#### SOURCE DATA ####
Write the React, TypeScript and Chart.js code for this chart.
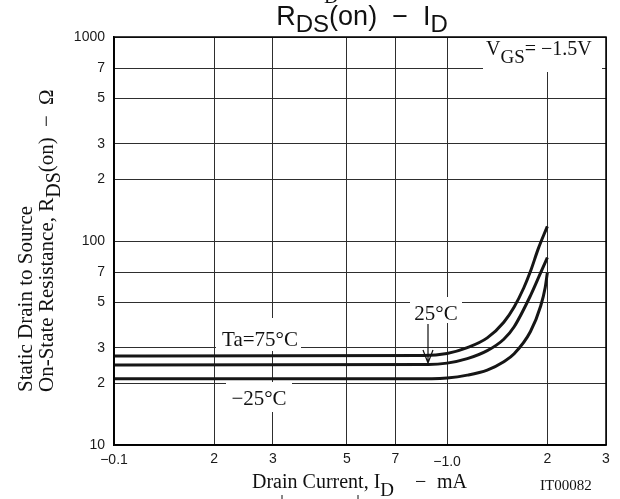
import React, { useEffect, useRef } from "react";
import { Chart, registerables } from "chart.js";

Chart.register(...registerables);

// ---- data ----
const xTickValues = [0.1, 0.2, 0.3, 0.5, 0.7, 1, 2, 3];
const xTickLabels = ["−0.1", "2", "3", "5", "7", "−1.0", "2", "3"];
const yTickValues = [10, 20, 30, 50, 70, 100, 200, 300, 500, 700, 1000];
const yTickLabels = ["10", "2", "3", "5", "7", "100", "2", "3", "5", "7", "1000"];

const id75 = [0.1, 0.85, 1.0, 1.15, 1.32, 1.48, 1.59, 1.7, 1.78, 1.88, 2.0];
const r75 = [27.3, 27.45, 28.1, 30, 33.5, 40, 47.5, 59, 71, 92, 118];

const id25 = [0.1, 0.88, 1.0, 1.15, 1.32, 1.48, 1.59, 1.78, 1.91, 2.0];
const r25 = [24.7, 24.8, 25.2, 26.5, 29, 33, 38, 54, 70, 83];

const idM25 = [0.1, 0.9, 1.0, 1.15, 1.32, 1.48, 1.59, 1.78, 1.91, 1.97, 2.0];
const rM25 = [21.1, 21.15, 21.3, 22, 23.3, 25.6, 28, 36, 48, 59, 70];

const seriesNames = ["Ta=75°C", "25°C", "−25°C"];

const SERIF = '"Liberation Serif", "Times New Roman", serif';
const SANS = '"Liberation Sans", Arial, Helvetica, sans-serif';

type Part = { t: string; sub?: boolean };

function richWidth(ctx: CanvasRenderingContext2D, parts: Part[], font: string, size: number, subSize: number) {
  let w = 0;
  for (const p of parts) {
    ctx.font = `${p.sub ? subSize : size}px ${font}`;
    w += ctx.measureText(p.t).width;
  }
  return w;
}

function drawRich(
  ctx: CanvasRenderingContext2D,
  parts: Part[],
  x: number,
  y: number,
  font: string,
  size: number,
  subSize: number,
  subDrop: number,
  align: "left" | "center" = "left"
) {
  let cx = x;
  if (align === "center") cx = x - richWidth(ctx, parts, font, size, subSize) / 2;
  ctx.textAlign = "left";
  ctx.textBaseline = "alphabetic";
  for (const p of parts) {
    ctx.font = `${p.sub ? subSize : size}px ${font}`;
    ctx.fillText(p.t, cx, y + (p.sub ? subDrop : 0));
    cx += ctx.measureText(p.t).width;
  }
}

const decorPlugin = {
  id: "decor",
  beforeDatasetsDraw(chart: any) {
    const ctx = chart.ctx as CanvasRenderingContext2D;
    ctx.save();
    ctx.fillStyle = "#ffffff";
    // white boxes behind the labels (interrupting grid lines)
    ctx.fillRect(216, 318, 85, 33);
    ctx.fillRect(226, 382, 66, 30);
    ctx.fillRect(410, 297, 52, 26);
    ctx.fillRect(483, 38, 119, 34);
    ctx.restore();
  },
  afterDatasetsDraw(chart: any) {
    const ctx = chart.ctx as CanvasRenderingContext2D;
    const { left, right, top, bottom } = chart.chartArea;
    ctx.save();
    // frame
    ctx.strokeStyle = "#000";
    ctx.lineWidth = 1.5;
    ctx.strokeRect(left, top, right - left, bottom - top);

    ctx.fillStyle = "#111";
    // curve labels
    ctx.font = `21px ${SERIF}`;
    ctx.textAlign = "center";
    ctx.textBaseline = "alphabetic";
    ctx.fillText(seriesNames[0], 260, 346);
    ctx.fillText(seriesNames[2], 259, 405);
    ctx.fillText(seriesNames[1], 436, 320);

    // arrow for 25°C
    ctx.strokeStyle = "#111";
    ctx.lineWidth = 1.2;
    ctx.beginPath();
    ctx.moveTo(428, 324);
    ctx.lineTo(428, 363);
    ctx.moveTo(423, 350);
    ctx.lineTo(428, 363);
    ctx.lineTo(433, 350);
    ctx.stroke();

    // VGS label
    drawRich(ctx, [{ t: "V" }, { t: "GS", sub: true }, { t: "= −1.5V" }], 486, 55, SERIF, 20, 19, 8);

    // title
    ctx.fillStyle = "#111";
    drawRich(
      ctx,
      [{ t: "R" }, { t: "DS", sub: true }, { t: "(on)  −  I" }, { t: "D", sub: true }],
      362,
      25,
      SANS,
      27,
      24,
      7,
      "center"
    );
    // fragment of a line above the title (cut by the image edge)
    ctx.font = `20px ${SERIF}`;
    ctx.textAlign = "left";
    ctx.fillText("D", 324, 3);

    // x axis title
    drawRich(ctx, [{ t: "Drain Current, I" }, { t: "D", sub: true }], 252, 488, SERIF, 20, 19, 8);
    ctx.font = `20px ${SERIF}`;
    ctx.textAlign = "left";
    ctx.fillText("−", 415, 488);
    ctx.fillText("mA", 437, 488);
    ctx.font = `15px ${SERIF}`;
    ctx.fillText("IT00082", 540, 490);

    // y axis title (rotated)
    ctx.translate(0, 392);
    ctx.rotate(-Math.PI / 2);
    ctx.font = `21px ${SERIF}`;
    ctx.textAlign = "left";
    ctx.fillText("Static Drain to Source", 0, 32);
    drawRich(ctx, [{ t: "On-State Resistance, R" }, { t: "DS", sub: true }, { t: "(on)" }], 0, 53, SERIF, 21, 20, 7);
    ctx.font = `21px ${SERIF}`;
    ctx.fillText("−", 265, 53);
    ctx.fillText("Ω", 287, 53);
    ctx.restore();

    // small fragments at the bottom edge
    ctx.save();
    ctx.strokeStyle = "#111";
    ctx.lineWidth = 1;
    ctx.beginPath();
    ctx.moveTo(282, 495);
    ctx.lineTo(282, 499);
    ctx.moveTo(358, 495);
    ctx.lineTo(358, 499);
    ctx.stroke();
    ctx.restore();
  },
};

function toPoints(xs: number[], ys: number[]) {
  return xs.map((x, i) => ({ x, y: ys[i] }));
}

export default function App() {
  const ref = useRef<HTMLCanvasElement | null>(null);

  useEffect(() => {
    if (!ref.current) return;
    const lineStyle = {
      borderColor: "#161616",
      borderWidth: 3,
      pointRadius: 0,
      fill: false,
      showLine: true,
      cubicInterpolationMode: "monotone" as const,
      borderCapStyle: "butt" as const,
    };
    const chart = new Chart(ref.current, {
      type: "scatter",
      data: {
        datasets: [
          { label: seriesNames[0], data: toPoints(id75, r75), ...lineStyle },
          { label: seriesNames[1], data: toPoints(id25, r25), ...lineStyle },
          { label: seriesNames[2], data: toPoints(idM25, rM25), ...lineStyle },
        ],
      },
      options: {
        animation: false,
        responsive: false,
        devicePixelRatio: 1,
        layout: { padding: { top: 37, right: 14, left: 0, bottom: 0 } },
        plugins: {
          legend: { display: false },
          tooltip: { enabled: false },
          title: { display: false },
        },
        scales: {
          x: {
            type: "logarithmic",
            min: 0.1,
            max: 3,
            afterBuildTicks: (scale: any) => {
              scale.ticks = xTickValues.map((v) => ({ value: v }));
            },
            afterFit: (scale: any) => {
              scale.height = 54;
            },
            ticks: {
              autoSkip: false,
              maxRotation: 0,
              padding: 6,
              color: "#1a1a1a",
              font: (c: any) => ({
                family: SANS,
                size: 14,
                lineHeight: c.index === 5 ? 1.65 : c.index === 0 ? 1.35 : 1.2,
              }),
              callback: (value: any) => {
                const i = xTickValues.indexOf(Number(value));
                return i >= 0 ? xTickLabels[i] : "";
              },
            },
            grid: { color: "#2e2e2e", lineWidth: 1, drawTicks: false },
            border: { display: true, color: "#000", width: 1.5 },
          },
          y: {
            type: "logarithmic",
            min: 10,
            max: 1000,
            afterBuildTicks: (scale: any) => {
              scale.ticks = yTickValues.map((v) => ({ value: v }));
            },
            afterFit: (scale: any) => {
              scale.width = 114;
            },
            ticks: {
              autoSkip: false,
              padding: 9,
              color: "#1a1a1a",
              font: { family: SANS, size: 14 },
              callback: (value: any) => {
                const i = yTickValues.indexOf(Number(value));
                return i >= 0 ? yTickLabels[i] : "";
              },
            },
            grid: { color: "#2e2e2e", lineWidth: 1, drawTicks: false },
            border: { display: true, color: "#000", width: 1.5 },
          },
        },
      },
      plugins: [decorPlugin],
    } as any);
    return () => chart.destroy();
  }, []);

  return (
    <div style={{ position: "fixed", left: 0, top: 0, width: 620, height: 499, background: "#fff" }}>
      <canvas ref={ref} width={620} height={499} />
    </div>
  );
}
####
Omit the pictures, then repeat exactly each line from the beginning of the listing through the line with "54, 70, 83];".

Write the React, TypeScript and Chart.js code for this chart.
import React, { useEffect, useRef } from "react";
import { Chart, registerables } from "chart.js";

Chart.register(...registerables);

// ---- data ----
const xTickValues = [0.1, 0.2, 0.3, 0.5, 0.7, 1, 2, 3];
const xTickLabels = ["−0.1", "2", "3", "5", "7", "−1.0", "2", "3"];
const yTickValues = [10, 20, 30, 50, 70, 100, 200, 300, 500, 700, 1000];
const yTickLabels = ["10", "2", "3", "5", "7", "100", "2", "3", "5", "7", "1000"];

const id75 = [0.1, 0.85, 1.0, 1.15, 1.32, 1.48, 1.59, 1.7, 1.78, 1.88, 2.0];
const r75 = [27.3, 27.45, 28.1, 30, 33.5, 40, 47.5, 59, 71, 92, 118];

const id25 = [0.1, 0.88, 1.0, 1.15, 1.32, 1.48, 1.59, 1.78, 1.91, 2.0];
const r25 = [24.7, 24.8, 25.2, 26.5, 29, 33, 38, 54, 70, 83];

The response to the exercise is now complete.